Geographically, we ended the quarter with our European holdings increasing slightly to 33% and our Japanese holdings decreasing to 17%. The remainder of the Fund’s investments, excluding cash, are in North America. We did not add or remove any names from the Fund during the quarter.
Due to the U.S. dollar’s weakness relative to other global currencies, we currently hedge three underlying foreign currencies. At quarter-end, approximately 60% of the Fund’s Swiss franc and Japanese yen and 14% of the Fund’s euro exposures were hedged.
We thank you for your continued confidence and support and wish you all a healthy, happy and prosperous 2012.
As of 12/31/11, FedEx Corp. represented 4.7%, Intel Corp. 5.1%, Dell, Inc. 4.7%, Hewlett-Packard Co. 0%, Google Inc., Class A 0%, Daiwa Securities Group, Inc. 5.0%, Adecco SA 5.6%, and MPS Group 0% of the Oakmark Global Select Fund’s total net assets. Portfolio holdings are subject to change without notice and are not intended as recommendations of individual stocks.
The MSCI World Index (Net) is a free float-adjusted market capitalization weighted index that is designed to measure the global equity market performance of developed markets. This benchmark calculates reinvested dividends net of withholding taxes using Luxembourg tax rates. This index is unmanaged and investors cannot invest directly in this index.

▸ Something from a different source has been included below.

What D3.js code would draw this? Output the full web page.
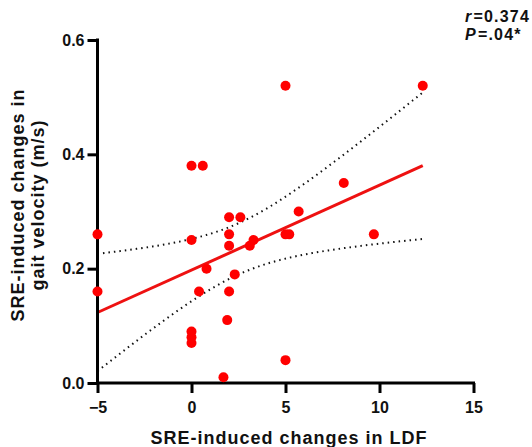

Because The Oakmark Global Select Fund is non-diversified, the performance of each holding will have a greater impact on the Fund’s total return, and may make the Fund’s returns more volatile than a more diversified fund.
Investing in foreign securities presents risks that in some ways may be greater than U.S. investments. Those risks include: currency fluctuation; different regulation, accounting standards, trading practices and levels of available information; generally higher transaction costs; and political risks.The discussion of the Funds’ investments and investment strategy (including current investment themes, the portfolio managers’ research and investment process, and portfolio characteristics) represents the Funds’ investments and the views of the portfolio managers and Harris Associates L.P., the Funds’ investment adviser, at the time of this letter, and are subject to change without notice.